# START OF Data

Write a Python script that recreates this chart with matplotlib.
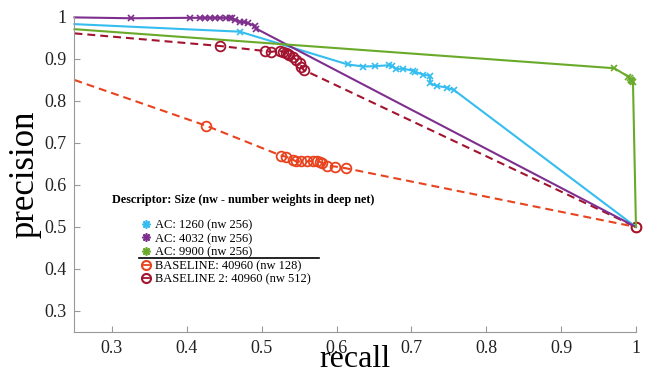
import matplotlib
matplotlib.use("Agg")
import matplotlib.pyplot as plt
from matplotlib.lines import Line2D

plt.rcParams["font.family"] = ["Liberation Serif", "DejaVu Serif"]

# AC: 1260 (nw 256)
ac1260_recall = [0.25, 0.471, 0.615, 0.636, 0.652, 0.670, 0.674, 0.680, 0.689, 0.702,
                 0.705, 0.715, 0.725, 0.725, 0.734, 0.747, 0.757, 1.0]
ac1260_prec = [0.983, 0.965, 0.887, 0.882, 0.883, 0.885, 0.884, 0.876, 0.877, 0.872,
               0.870, 0.863, 0.860, 0.842, 0.836, 0.832, 0.826, 0.5]

# AC: 4032 (nw 256)
ac4032_recall = [0.25, 0.325, 0.404, 0.417, 0.424, 0.431, 0.438, 0.445, 0.452, 0.458,
                 0.461, 0.465, 0.471, 0.477, 0.482, 0.491, 0.493, 1.0]
ac4032_prec = [0.999, 0.997, 0.998, 0.998, 0.998, 0.998, 0.998, 0.998, 0.998, 0.998,
               0.997, 0.993, 0.989, 0.987, 0.985, 0.979, 0.972, 0.5]

# AC: 9900 (nw 256)
ac9900_recall = [0.25, 0.971, 0.990, 0.992, 0.993, 0.994, 0.995, 0.996, 1.0]
ac9900_prec = [0.971, 0.878, 0.858, 0.854, 0.851, 0.849, 0.847, 0.845, 0.5]

# BASELINE: 40960 (nw 128)
base_recall = [0.25, 0.426, 0.526, 0.533, 0.542, 0.546, 0.552, 0.560, 0.568, 0.574,
               0.578, 0.580, 0.587, 0.598, 0.612, 1.0]
base_prec = [0.85, 0.741, 0.670, 0.667, 0.660, 0.656, 0.656, 0.656, 0.657, 0.657,
             0.655, 0.653, 0.646, 0.644, 0.640, 0.5]

# BASELINE 2: 40960 (nw 512)
base2_recall = [0.25, 0.444, 0.504, 0.513, 0.524, 0.528, 0.532, 0.535, 0.537, 0.542,
                0.546, 0.551, 0.553, 0.556, 1.0]
base2_prec = [0.961, 0.931, 0.919, 0.917, 0.920, 0.917, 0.915, 0.912, 0.910, 0.905,
              0.898, 0.890, 0.882, 0.874, 0.5]

labels = ["AC: 1260 (nw 256)", "AC: 4032 (nw 256)", "AC: 9900 (nw 256)",
          "BASELINE: 40960 (nw 128)", "BASELINE 2: 40960 (nw 512)"]
colors = ["#35BDEF", "#7E2F8E", "#6AAA2A", "#E8431E", "#A2142F"]

xticks = [0.3, 0.4, 0.5, 0.6, 0.7, 0.8, 0.9, 1.0]
xtick_labels = ["0.3", "0.4", "0.5", "0.6", "0.7", "0.8", "0.9", "1"]
yticks = [0.3, 0.4, 0.5, 0.6, 0.7, 0.8, 0.9, 1.0]
ytick_labels = ["0.3", "0.4", "0.5", "0.6", "0.7", "0.8", "0.9", "1"]

fig = plt.figure(figsize=(6.45, 3.75), dpi=100)
ax = fig.add_axes([0.1155, 0.1147, 0.8705, 0.84])

dash = (3.8, 2.4)
ax.plot(base_recall, base_prec, color=colors[3], lw=1.5, dashes=dash, marker="o",
        mfc="none", ms=7, mew=1.3, markevery=slice(1, None), clip_on=False)
ax.plot(base2_recall, base2_prec, color=colors[4], lw=1.5, dashes=dash, marker="o",
        mfc="none", ms=7, mew=1.3, markevery=slice(1, None), clip_on=False)
ax.plot(ac1260_recall, ac1260_prec, color=colors[0], lw=1.5, marker="x", ms=5,
        mew=1.2, markevery=slice(1, -1), clip_on=False)
ax.plot(ac4032_recall, ac4032_prec, color=colors[1], lw=1.5, marker="x", ms=5,
        mew=1.2, markevery=slice(1, -1), clip_on=False)
ax.plot(ac9900_recall, ac9900_prec, color=colors[2], lw=1.5, marker="x", ms=5,
        mew=1.2, markevery=slice(1, -1), clip_on=False)

ax.set_xlim(0.25, 1.0)
ax.set_ylim(0.25, 1.0)
ax.set_xticks(xticks)
ax.set_xticklabels(xtick_labels)
ax.set_yticks(yticks)
ax.set_yticklabels(ytick_labels)
ax.tick_params(direction="in", length=4, width=0.8, color="#999999",
               labelsize=13, labelcolor="#222222", pad=6)
for s in ["top", "right"]:
    ax.spines[s].set_visible(False)
for s in ["left", "bottom"]:
    ax.spines[s].set_color("#999999")
    ax.spines[s].set_linewidth(0.8)

ax.set_xlabel("recall", fontsize=23, labelpad=-9)
ax.set_ylabel("precision", fontsize=25, labelpad=2)

ax.text(0.067, 0.418, "Descriptor: Size (nw - number weights in deep net)",
        transform=ax.transAxes, fontsize=8.7, fontweight="bold", va="center")

handles = []
for c in colors[:3]:
    handles.append(Line2D([], [], ls="none", marker=(8, 2, 0), ms=6, mew=1.2, color=c))
for c in colors[3:]:
    handles.append(Line2D([], [], ls="-", lw=1.3, marker="o", mfc="none", ms=6.5,
                          mew=1.5, color=c))
ax.legend(handles, labels, loc="upper left", bbox_to_anchor=(0.122, 0.358),
          frameon=False, fontsize=9, handlelength=0.5, handletextpad=0.45,
          labelspacing=0.13, borderpad=0, borderaxespad=0)

ax.add_line(Line2D([0.115, 0.435], [0.234, 0.234], transform=ax.transAxes,
                   color="black", lw=1.2))

fig.savefig("out.png", dpi=100)
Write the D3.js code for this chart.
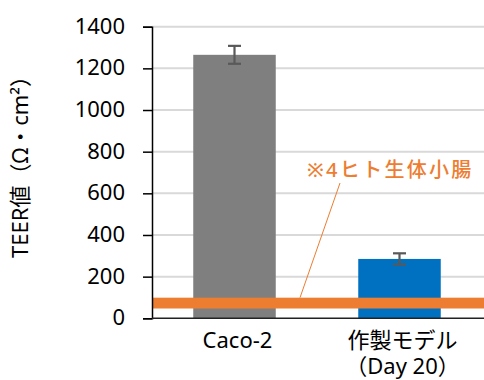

# END OF Data

=== Set task ===
Return only the lines running from the start of the entries above to the line that contains "0.655, 0.653, 0.646, 0.644, 0.640, 0.5]", inclusive, and omit every picture.

=== Complete answer ===
Write a Python script that recreates this chart with matplotlib.
import matplotlib
matplotlib.use("Agg")
import matplotlib.pyplot as plt
from matplotlib.lines import Line2D

plt.rcParams["font.family"] = ["Liberation Serif", "DejaVu Serif"]

# AC: 1260 (nw 256)
ac1260_recall = [0.25, 0.471, 0.615, 0.636, 0.652, 0.670, 0.674, 0.680, 0.689, 0.702,
                 0.705, 0.715, 0.725, 0.725, 0.734, 0.747, 0.757, 1.0]
ac1260_prec = [0.983, 0.965, 0.887, 0.882, 0.883, 0.885, 0.884, 0.876, 0.877, 0.872,
               0.870, 0.863, 0.860, 0.842, 0.836, 0.832, 0.826, 0.5]

# AC: 4032 (nw 256)
ac4032_recall = [0.25, 0.325, 0.404, 0.417, 0.424, 0.431, 0.438, 0.445, 0.452, 0.458,
                 0.461, 0.465, 0.471, 0.477, 0.482, 0.491, 0.493, 1.0]
ac4032_prec = [0.999, 0.997, 0.998, 0.998, 0.998, 0.998, 0.998, 0.998, 0.998, 0.998,
               0.997, 0.993, 0.989, 0.987, 0.985, 0.979, 0.972, 0.5]

# AC: 9900 (nw 256)
ac9900_recall = [0.25, 0.971, 0.990, 0.992, 0.993, 0.994, 0.995, 0.996, 1.0]
ac9900_prec = [0.971, 0.878, 0.858, 0.854, 0.851, 0.849, 0.847, 0.845, 0.5]

# BASELINE: 40960 (nw 128)
base_recall = [0.25, 0.426, 0.526, 0.533, 0.542, 0.546, 0.552, 0.560, 0.568, 0.574,
               0.578, 0.580, 0.587, 0.598, 0.612, 1.0]
base_prec = [0.85, 0.741, 0.670, 0.667, 0.660, 0.656, 0.656, 0.656, 0.657, 0.657,
             0.655, 0.653, 0.646, 0.644, 0.640, 0.5]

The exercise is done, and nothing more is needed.